Peter Behr, reporting for ClimateWire in an article online at the New York Times, captures some of the discussion surrounding the recent NERC report on integrating renewable power to the transmission grid [NERC Press Release] [NERC Executive Summary] [Full NERC Report].
The vast expansion of wind and solar power planned by the Obama administration and congressional leaders is fraught with challenges for the nation’s aged electricity network, grid monitors with the North American Electric Reliability Corp. say.
But a NERC report released today does not call for a slowdown in deployment of renewable energy. Officials expressed confidence that technology solutions will arrive in time.
A section heading in the article states: “No one knows the ‘magic number’ of renewable capacity.”
Revis James, who directs energy technology assessment for the Electric Power Research Institute, said that a critical question hangs over the push to increase renewable energy output. “How much renewable energy can you have before [you] have to have systemic improvements to the system to handle the variability of renewables?” he said. “Is 10 percent too high? No one knows what the magic number is.”
Let’s get right to the answer: there is no “magic number.”
Understanding of the relationships between renewable energy and grid operations is growing with experience, but that understanding is not ever going to yield a magic number. Instead, there are multiple relationships in play and many margins of analysis.
Consider, for example, the nature of the grid that the variable resource is attaching to. ERCOT got lucky in that restructuring of the industry in Texas led to a lot of investment in efficient, flexible natural gas generating plants. As increasing amounts of wind came onto the ERCOT system, there was already a lot of new, efficient, complementary gas-fired generation around to help manage the variable output. Had economics favored large coal-fired steam or new nuclear units in the early 2000s, ERCOT would have had much more difficulty accommodating wind.
For another kind of example, consider the effects of changing relative fuel costs on the dispatch order for a utility or regional power market. As the recent FERC “State of the Market” report explains, as gas prices fell faster than coal prices in late 2008, efficient gas units became competitive with and even cheaper than baseload coal in some areas. But if flexible efficient natural gas units are operating as baseload units – so near the top of their output range most of the time – then they have little flexibility available to follow load swings or compensate for variable wind power supplies.

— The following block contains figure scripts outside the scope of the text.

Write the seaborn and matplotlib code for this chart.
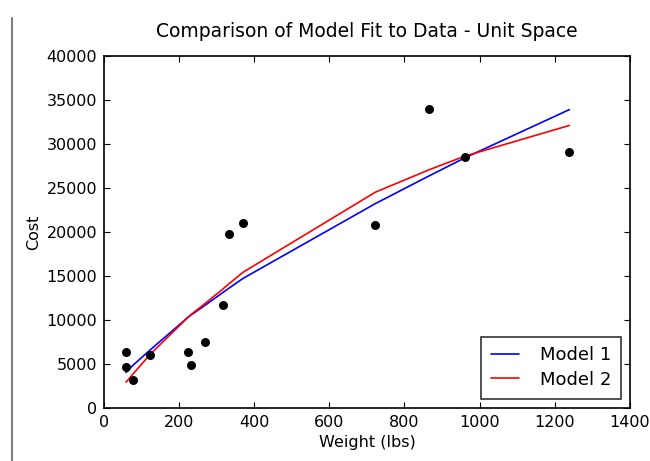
import numpy as np
import pandas as pd
import seaborn as sns
import matplotlib.pyplot as plt
from matplotlib.lines import Line2D

# Observed data (weight in lbs, cost)
weight = [58.7, 59.7, 76.5, 123.7, 224, 232, 269, 316.5, 333, 370, 722, 865, 960, 1239]
cost = [4660, 6295, 3110, 6020, 6360, 4815, 7500, 11640, 19740, 20990, 20800, 34020, 28520, 29060]

# Model predictions read at each weight
model1 = [4000, 4050, 4800, 6600, 10300, 10550, 11650, 13100, 13600, 14700, 23200, 26350, 28400, 33900]
model2 = [2900, 2950, 3800, 6100, 10300, 10600, 11850, 13500, 14100, 15400, 24500, 27050, 28600, 32100]

df = pd.DataFrame({"weight": weight, "cost": cost, "Model 1": model1, "Model 2": model2})

sns.set_style("ticks")
plt.rcParams.update({
    "xtick.direction": "in", "ytick.direction": "in",
    "xtick.top": True, "ytick.right": True,
    "xtick.major.size": 4, "ytick.major.size": 4,
    "axes.linewidth": 1.2, "font.family": ["DejaVu Sans"],
    "text.color": "black", "axes.labelcolor": "black",
    "xtick.color": "black", "ytick.color": "black", "axes.edgecolor": "black",
})

fig = plt.figure(figsize=(6.5, 4.61), dpi=100)
ax = fig.add_axes([0.160, 0.1156, 0.809, 0.763])

sns.scatterplot(data=df, x="weight", y="cost", color="black", s=42,
                edgecolor="black", linewidth=0, ax=ax, zorder=3)
sns.lineplot(data=df, x="weight", y="Model 1", color="blue", lw=1.2, ax=ax, label="Model 1")
sns.lineplot(data=df, x="weight", y="Model 2", color="red", lw=1.2, ax=ax, label="Model 2")

ax.set_xlim(0, 1400)
ax.set_ylim(0, 40000)
ax.set_xticks(np.arange(0, 1401, 200))
ax.set_yticks(np.arange(0, 40001, 5000))
ax.tick_params(labelsize=11.5, pad=5)
ax.set_xlabel("Weight (lbs)", fontsize=11.5)
ax.set_ylabel("Cost", fontsize=11.5)
ax.set_title("Comparison of Model Fit to Data - Unit Space", fontsize=13.5, pad=14)

leg = ax.legend(loc="lower right", fontsize=13, handlelength=1.55, handletextpad=1.15,
                fancybox=False, frameon=True, borderpad=0.55, labelspacing=0.35)
leg.get_frame().set_edgecolor("black")
leg.get_frame().set_linewidth(1.2)

# gray page edge on the left
fig.add_artist(Line2D([0.018, 0.018], [0, 0.96], color="#808080", lw=1.5))

fig.savefig("out.png", dpi=100)
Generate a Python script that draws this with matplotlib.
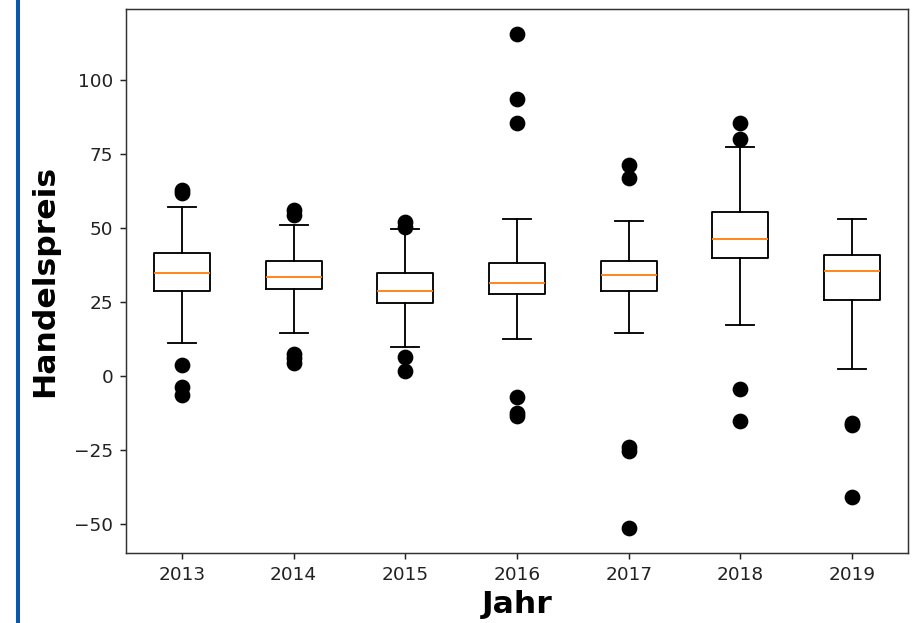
import matplotlib
matplotlib.use("Agg")
import matplotlib.pyplot as plt
from matplotlib.lines import Line2D

# values
years = ["2013", "2014", "2015", "2016", "2017", "2018", "2019"]
q1 = [28.8, 29.6, 24.9, 28.0, 28.9, 39.9, 25.7]
median = [34.9, 33.6, 28.8, 31.6, 34.2, 46.5, 35.7]
q3 = [41.7, 39.1, 35.0, 38.3, 39.1, 55.4, 41.1]
whisker_low = [11.4, 14.7, 10.0, 12.6, 14.7, 17.4, 2.6]
whisker_high = [57.2, 51.1, 49.9, 53.1, 52.6, 77.6, 53.1]
outliers = [
    [62.0, 63.0, 3.8, -3.5, -6.3],
    [56.4, 54.7, 7.5, 6.1, 4.4],
    [52.2, 50.6, 6.6, 1.8],
    [115.8, 93.7, 85.5, -6.9, -12.3, -13.2],
    [71.6, 67.2, -23.8, -25.1, -51.3],
    [85.7, 80.2, -4.2, -15.1],
    [-15.6, -16.5, -40.7],
]

stats = []
for i, label in enumerate(years):
    stats.append({
        "label": label,
        "q1": q1[i],
        "med": median[i],
        "q3": q3[i],
        "whislo": whisker_low[i],
        "whishi": whisker_high[i],
        "fliers": outliers[i],
    })

dpi = 133.33
fig = plt.figure(figsize=(917 / dpi, 623 / dpi), dpi=dpi)
ax = fig.add_axes([126 / 917, 1 - 553 / 623, (908 - 126) / 917, (553 - 9) / 623])

ax.bxp(
    stats,
    flierprops=dict(marker="o", markerfacecolor="black",
                    markeredgecolor="black", markersize=7.5),
)

ax.set_xlabel("Jahr", fontsize=17, fontweight="bold", labelpad=3)
ax.set_ylabel("Handelspreis", fontsize=17, fontweight="bold", labelpad=8)
ax.set_yticks([-50, -25, 0, 25, 50, 75, 100])
ax.tick_params(colors="#222222")
for spine in ax.spines.values():
    spine.set_color("#333333")

# blue bar at the left edge of the page
fig.add_artist(Line2D([17.5 / 917, 17.5 / 917], [0, 1], color="#0b57a8",
                      linewidth=2.2, transform=fig.transFigure))

fig.savefig("out.png", dpi=dpi)
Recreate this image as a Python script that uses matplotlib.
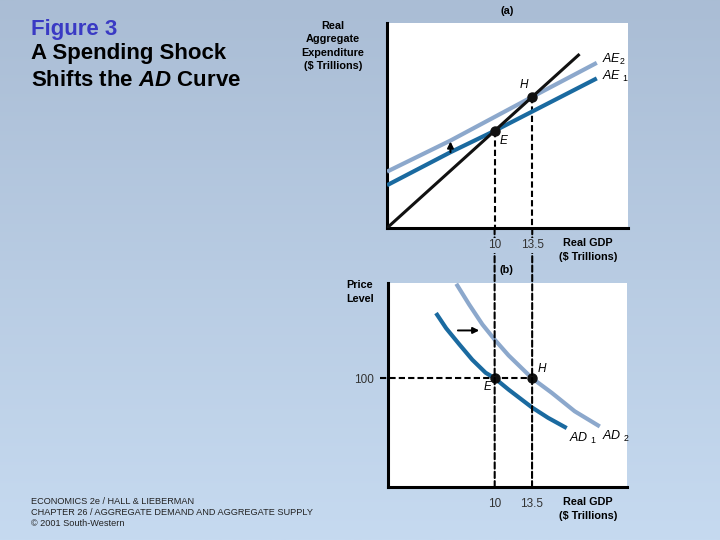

Ancillary services practices matter, too. Regional grids with relatively open, transparent balancing markets used for redispatch will find it easier to accommodate variable wind power than systems that rely upon heavy penalties for “unscheduled energy” and cumbersome administrative congestion management procedures. Similarly, grids that have economical and flexible means for procuring regulation service (also called “automated generation control”) and responsive reserves with do better than grids with rigid tools for obtaining such ancillary services. Both of these elements have tended to favor RTO/ISO type markets for the integration of renewable power over traditional, vertically-integrated utilities.
One of the challenges of power market design for RTOs has been figuring out how to pay and how much to pay for generators (and load) willing and able to provide flexibility to the system operator. Frequently, system operators simply assumed that whatever flexibility a generator had should be and would be made available to the system operator to use for reliability purposes. While interruptible loads were typically paid for the service the provided, the programs and the prices were not initially well-integrated to market operations. Over time, the system operators, market participants, and regulators are learning that you get what you pay for. When the RTO didn’t pay for flexibility, it tended to see less and less of it made available.
If the system operator needs flexibility to manage the system reliably, the market operator needs to be able to pay for it (and, to complete the idea, needs to be able to charge the generation owner or load whose system use requires the presence of other, flexible units on the system).
At the recent Gulf Coast Power Association meetings, some representatives of generation and financial investor interests recommended ERCOT pursue a capacity market to support investment in generation. (I didn’t hear any load-side representatives endorse the capacity market concept.) The panel on renewable energy was asked whether a capacity market might be needed to support investment into sufficiently flexible stand-by generation.
The answer here is no, a capacity market is not needed to support investment in complementary generation units or responsive load, but the regional spot market better have some other means for paying for the necessary flexibility. Well-designed ancillary services markets and complementary dynamic procurement practices should do the trick.
Only it is no trick, just a matter of working out the market design.